>> Start ENTRIES SHOWN

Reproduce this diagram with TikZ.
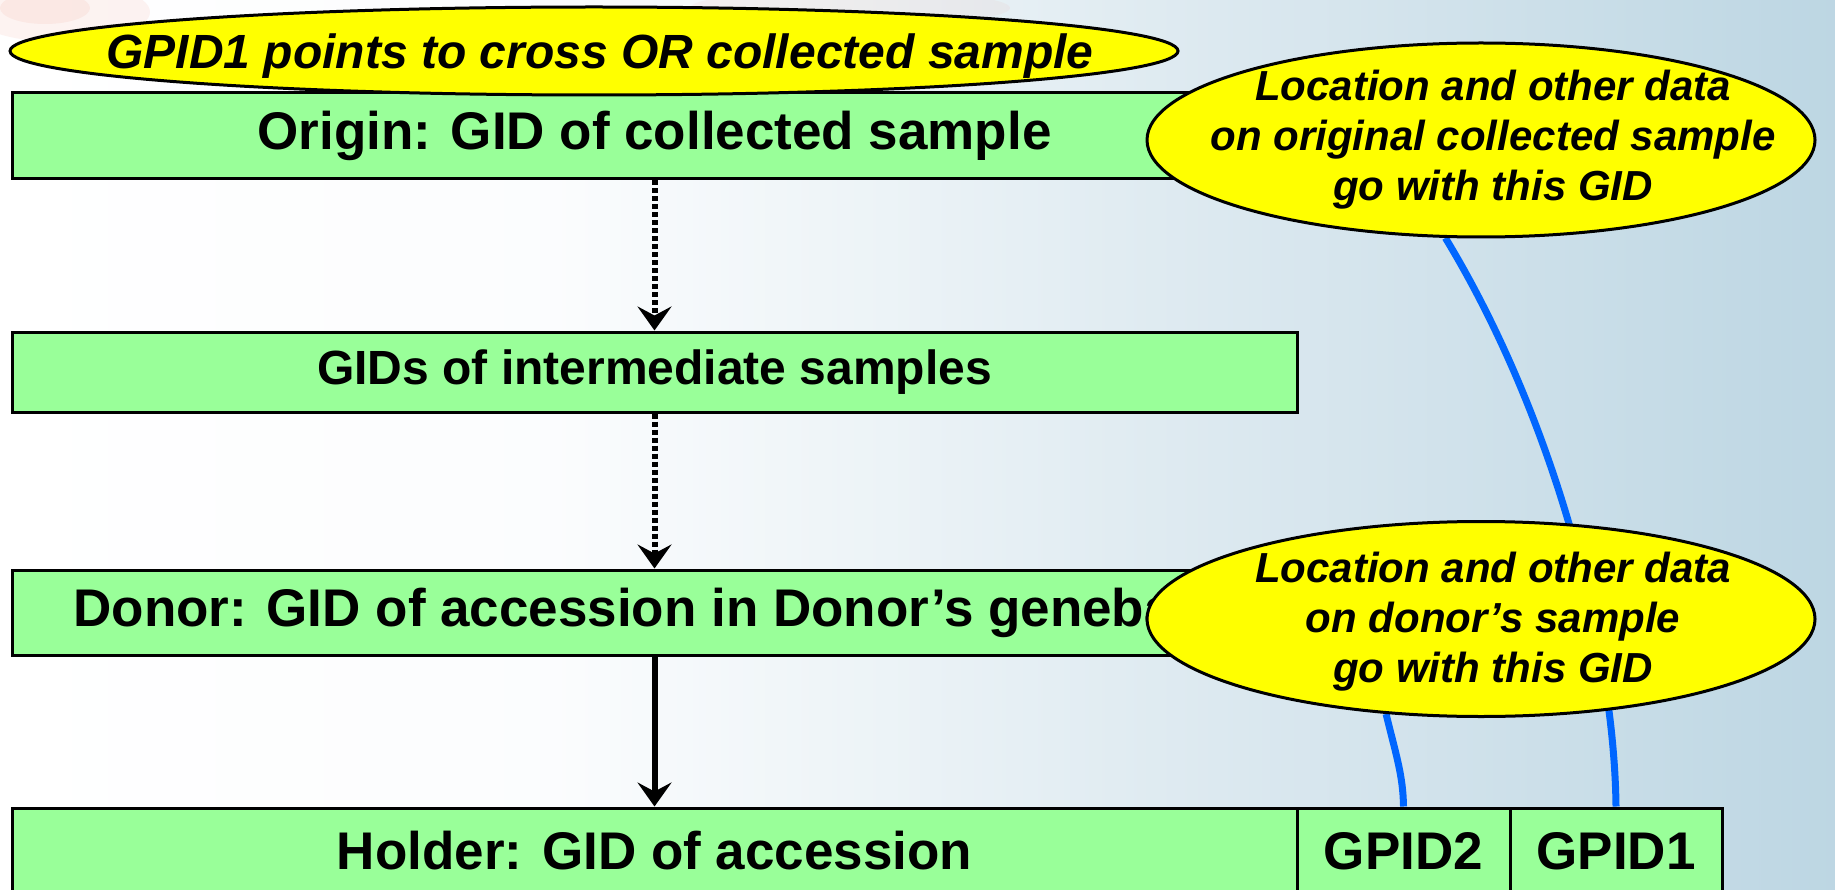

>> End ENTRIES SHOWN
>> Start ENTRIES SHOWN

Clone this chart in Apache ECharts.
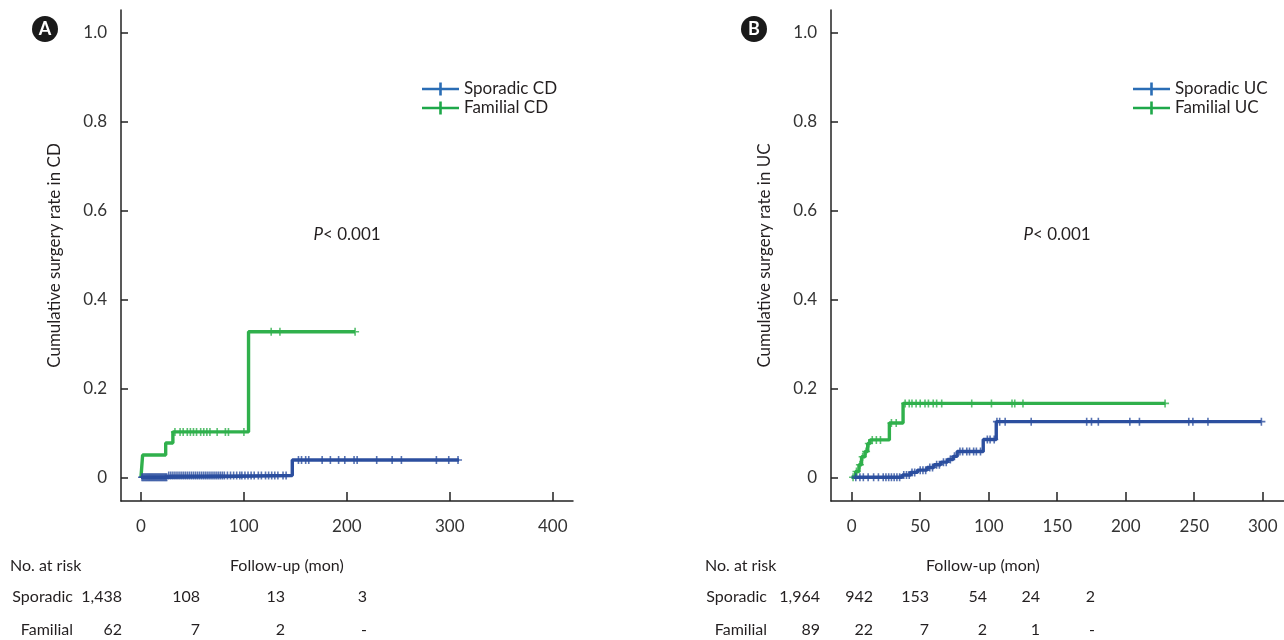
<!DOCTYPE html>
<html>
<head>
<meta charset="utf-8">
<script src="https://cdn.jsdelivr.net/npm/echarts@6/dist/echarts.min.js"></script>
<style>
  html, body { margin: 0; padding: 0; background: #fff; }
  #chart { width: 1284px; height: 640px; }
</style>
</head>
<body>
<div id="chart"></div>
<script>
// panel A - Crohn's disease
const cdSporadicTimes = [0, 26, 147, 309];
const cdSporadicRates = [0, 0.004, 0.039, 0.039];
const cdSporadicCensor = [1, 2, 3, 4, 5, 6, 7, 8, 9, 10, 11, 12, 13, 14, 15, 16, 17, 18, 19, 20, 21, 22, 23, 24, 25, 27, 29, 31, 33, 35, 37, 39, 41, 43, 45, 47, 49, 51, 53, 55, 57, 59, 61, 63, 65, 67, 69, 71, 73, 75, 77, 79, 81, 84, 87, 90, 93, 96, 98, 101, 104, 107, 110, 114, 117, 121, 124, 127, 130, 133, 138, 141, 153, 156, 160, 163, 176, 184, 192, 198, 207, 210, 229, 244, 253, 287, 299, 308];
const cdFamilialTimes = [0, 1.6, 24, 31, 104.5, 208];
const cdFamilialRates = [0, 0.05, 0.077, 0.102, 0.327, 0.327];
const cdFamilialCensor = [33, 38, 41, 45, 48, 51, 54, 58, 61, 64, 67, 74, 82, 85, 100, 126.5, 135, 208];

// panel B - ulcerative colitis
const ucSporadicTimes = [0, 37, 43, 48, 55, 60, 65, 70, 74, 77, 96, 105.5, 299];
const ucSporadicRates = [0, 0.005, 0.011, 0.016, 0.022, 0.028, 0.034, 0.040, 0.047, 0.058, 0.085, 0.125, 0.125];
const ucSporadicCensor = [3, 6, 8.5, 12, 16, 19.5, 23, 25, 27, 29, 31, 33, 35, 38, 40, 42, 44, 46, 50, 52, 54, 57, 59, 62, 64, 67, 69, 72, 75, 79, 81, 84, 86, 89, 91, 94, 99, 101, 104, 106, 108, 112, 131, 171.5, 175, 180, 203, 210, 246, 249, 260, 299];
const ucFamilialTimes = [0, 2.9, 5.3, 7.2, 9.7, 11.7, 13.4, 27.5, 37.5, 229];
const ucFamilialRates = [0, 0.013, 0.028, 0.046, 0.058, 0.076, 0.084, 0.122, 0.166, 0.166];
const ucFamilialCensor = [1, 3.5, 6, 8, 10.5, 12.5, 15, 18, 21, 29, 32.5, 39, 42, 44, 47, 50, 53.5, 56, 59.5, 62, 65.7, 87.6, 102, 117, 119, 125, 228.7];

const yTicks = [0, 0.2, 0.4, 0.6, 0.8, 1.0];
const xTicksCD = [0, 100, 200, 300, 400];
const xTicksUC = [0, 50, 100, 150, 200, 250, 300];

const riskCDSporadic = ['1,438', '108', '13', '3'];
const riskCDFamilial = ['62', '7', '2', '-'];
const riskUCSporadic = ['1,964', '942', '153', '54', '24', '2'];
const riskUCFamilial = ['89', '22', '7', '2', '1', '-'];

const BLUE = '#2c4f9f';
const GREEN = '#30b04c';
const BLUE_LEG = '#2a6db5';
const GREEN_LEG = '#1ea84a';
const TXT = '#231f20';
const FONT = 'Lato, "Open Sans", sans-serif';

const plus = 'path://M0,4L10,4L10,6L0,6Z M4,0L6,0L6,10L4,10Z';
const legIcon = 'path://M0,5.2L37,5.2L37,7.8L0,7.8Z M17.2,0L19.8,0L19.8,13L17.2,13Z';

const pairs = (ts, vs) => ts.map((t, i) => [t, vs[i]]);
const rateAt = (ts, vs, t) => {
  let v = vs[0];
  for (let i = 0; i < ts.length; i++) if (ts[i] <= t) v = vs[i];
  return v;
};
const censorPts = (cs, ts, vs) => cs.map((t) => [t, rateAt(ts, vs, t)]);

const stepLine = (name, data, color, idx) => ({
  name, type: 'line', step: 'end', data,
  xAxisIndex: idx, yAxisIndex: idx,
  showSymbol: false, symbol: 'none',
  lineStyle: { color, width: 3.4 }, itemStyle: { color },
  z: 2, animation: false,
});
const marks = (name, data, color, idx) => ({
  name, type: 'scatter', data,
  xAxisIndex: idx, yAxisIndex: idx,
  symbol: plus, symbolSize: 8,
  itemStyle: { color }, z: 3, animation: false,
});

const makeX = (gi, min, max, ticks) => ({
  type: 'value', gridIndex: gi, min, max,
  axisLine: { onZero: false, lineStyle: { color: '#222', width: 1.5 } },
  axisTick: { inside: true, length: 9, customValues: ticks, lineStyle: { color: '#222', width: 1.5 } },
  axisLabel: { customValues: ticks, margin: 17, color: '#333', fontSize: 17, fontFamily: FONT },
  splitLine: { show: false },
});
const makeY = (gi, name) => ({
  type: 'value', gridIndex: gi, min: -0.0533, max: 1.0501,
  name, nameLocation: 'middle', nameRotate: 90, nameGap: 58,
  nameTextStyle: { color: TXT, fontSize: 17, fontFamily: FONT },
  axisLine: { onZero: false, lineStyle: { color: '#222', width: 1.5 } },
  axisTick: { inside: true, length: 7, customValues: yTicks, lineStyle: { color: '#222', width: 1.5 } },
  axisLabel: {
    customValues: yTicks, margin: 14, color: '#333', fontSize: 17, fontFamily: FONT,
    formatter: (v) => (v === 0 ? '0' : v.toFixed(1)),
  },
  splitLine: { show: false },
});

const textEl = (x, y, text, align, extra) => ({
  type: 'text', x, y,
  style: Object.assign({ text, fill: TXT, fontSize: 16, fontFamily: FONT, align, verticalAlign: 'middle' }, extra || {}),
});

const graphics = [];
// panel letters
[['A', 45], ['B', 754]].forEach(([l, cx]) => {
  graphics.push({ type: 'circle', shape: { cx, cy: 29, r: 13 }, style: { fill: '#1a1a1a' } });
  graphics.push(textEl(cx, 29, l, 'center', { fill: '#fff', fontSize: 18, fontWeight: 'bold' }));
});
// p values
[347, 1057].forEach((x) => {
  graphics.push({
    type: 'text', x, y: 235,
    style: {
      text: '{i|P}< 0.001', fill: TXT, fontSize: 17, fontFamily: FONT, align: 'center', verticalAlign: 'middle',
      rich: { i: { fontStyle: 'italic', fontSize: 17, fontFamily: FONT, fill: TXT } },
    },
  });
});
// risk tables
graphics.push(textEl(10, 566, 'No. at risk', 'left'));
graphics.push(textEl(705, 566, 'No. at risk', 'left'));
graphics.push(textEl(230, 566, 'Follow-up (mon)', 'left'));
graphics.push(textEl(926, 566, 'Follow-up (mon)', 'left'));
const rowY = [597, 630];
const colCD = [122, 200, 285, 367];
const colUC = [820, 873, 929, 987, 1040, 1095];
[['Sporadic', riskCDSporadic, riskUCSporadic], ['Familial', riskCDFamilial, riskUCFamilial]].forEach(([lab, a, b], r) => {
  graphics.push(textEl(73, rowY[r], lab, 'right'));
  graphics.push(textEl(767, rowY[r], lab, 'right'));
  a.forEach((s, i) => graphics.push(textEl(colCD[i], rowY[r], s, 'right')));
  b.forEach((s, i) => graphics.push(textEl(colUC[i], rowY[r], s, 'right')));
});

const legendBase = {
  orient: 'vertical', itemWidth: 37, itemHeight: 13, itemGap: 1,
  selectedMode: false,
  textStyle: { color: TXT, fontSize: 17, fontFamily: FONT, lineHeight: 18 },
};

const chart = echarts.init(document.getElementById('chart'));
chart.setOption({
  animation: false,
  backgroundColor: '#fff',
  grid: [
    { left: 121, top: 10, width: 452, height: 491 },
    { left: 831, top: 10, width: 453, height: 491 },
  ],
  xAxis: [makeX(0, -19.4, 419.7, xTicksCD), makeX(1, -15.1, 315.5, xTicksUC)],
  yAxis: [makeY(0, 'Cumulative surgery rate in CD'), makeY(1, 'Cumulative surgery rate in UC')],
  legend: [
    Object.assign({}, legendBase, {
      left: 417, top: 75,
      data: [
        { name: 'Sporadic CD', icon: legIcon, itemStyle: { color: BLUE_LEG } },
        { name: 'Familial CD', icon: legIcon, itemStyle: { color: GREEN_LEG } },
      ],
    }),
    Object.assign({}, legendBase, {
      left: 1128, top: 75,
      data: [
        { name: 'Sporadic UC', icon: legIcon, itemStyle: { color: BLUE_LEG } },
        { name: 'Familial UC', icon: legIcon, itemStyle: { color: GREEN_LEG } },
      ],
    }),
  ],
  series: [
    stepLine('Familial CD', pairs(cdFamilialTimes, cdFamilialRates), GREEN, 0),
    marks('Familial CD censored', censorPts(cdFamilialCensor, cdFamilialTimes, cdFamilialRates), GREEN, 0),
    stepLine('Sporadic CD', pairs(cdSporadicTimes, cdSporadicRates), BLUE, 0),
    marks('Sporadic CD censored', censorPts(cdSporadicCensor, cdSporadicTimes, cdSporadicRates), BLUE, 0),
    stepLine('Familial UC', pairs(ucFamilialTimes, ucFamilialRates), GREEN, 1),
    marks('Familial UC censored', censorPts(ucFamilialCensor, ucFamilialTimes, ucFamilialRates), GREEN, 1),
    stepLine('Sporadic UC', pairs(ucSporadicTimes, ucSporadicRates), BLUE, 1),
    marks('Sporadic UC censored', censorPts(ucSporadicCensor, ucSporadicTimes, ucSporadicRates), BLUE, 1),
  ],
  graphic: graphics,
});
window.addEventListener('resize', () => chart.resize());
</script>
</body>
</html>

>> End ENTRIES SHOWN

▶ YOUR TASK
Pictures stay out: repeat exactly only the lines from the one with "Clone this chart in Apache ECharts." through the one with "126.5, 135, 208];".

▶ CORRECT ANSWER
Clone this chart in Apache ECharts.
<!DOCTYPE html>
<html>
<head>
<meta charset="utf-8">
<script src="https://cdn.jsdelivr.net/npm/echarts@6/dist/echarts.min.js"></script>
<style>
  html, body { margin: 0; padding: 0; background: #fff; }
  #chart { width: 1284px; height: 640px; }
</style>
</head>
<body>
<div id="chart"></div>
<script>
// panel A - Crohn's disease
const cdSporadicTimes = [0, 26, 147, 309];
const cdSporadicRates = [0, 0.004, 0.039, 0.039];
const cdSporadicCensor = [1, 2, 3, 4, 5, 6, 7, 8, 9, 10, 11, 12, 13, 14, 15, 16, 17, 18, 19, 20, 21, 22, 23, 24, 25, 27, 29, 31, 33, 35, 37, 39, 41, 43, 45, 47, 49, 51, 53, 55, 57, 59, 61, 63, 65, 67, 69, 71, 73, 75, 77, 79, 81, 84, 87, 90, 93, 96, 98, 101, 104, 107, 110, 114, 117, 121, 124, 127, 130, 133, 138, 141, 153, 156, 160, 163, 176, 184, 192, 198, 207, 210, 229, 244, 253, 287, 299, 308];
const cdFamilialTimes = [0, 1.6, 24, 31, 104.5, 208];
const cdFamilialRates = [0, 0.05, 0.077, 0.102, 0.327, 0.327];
const cdFamilialCensor = [33, 38, 41, 45, 48, 51, 54, 58, 61, 64, 67, 74, 82, 85, 100, 126.5, 135, 208];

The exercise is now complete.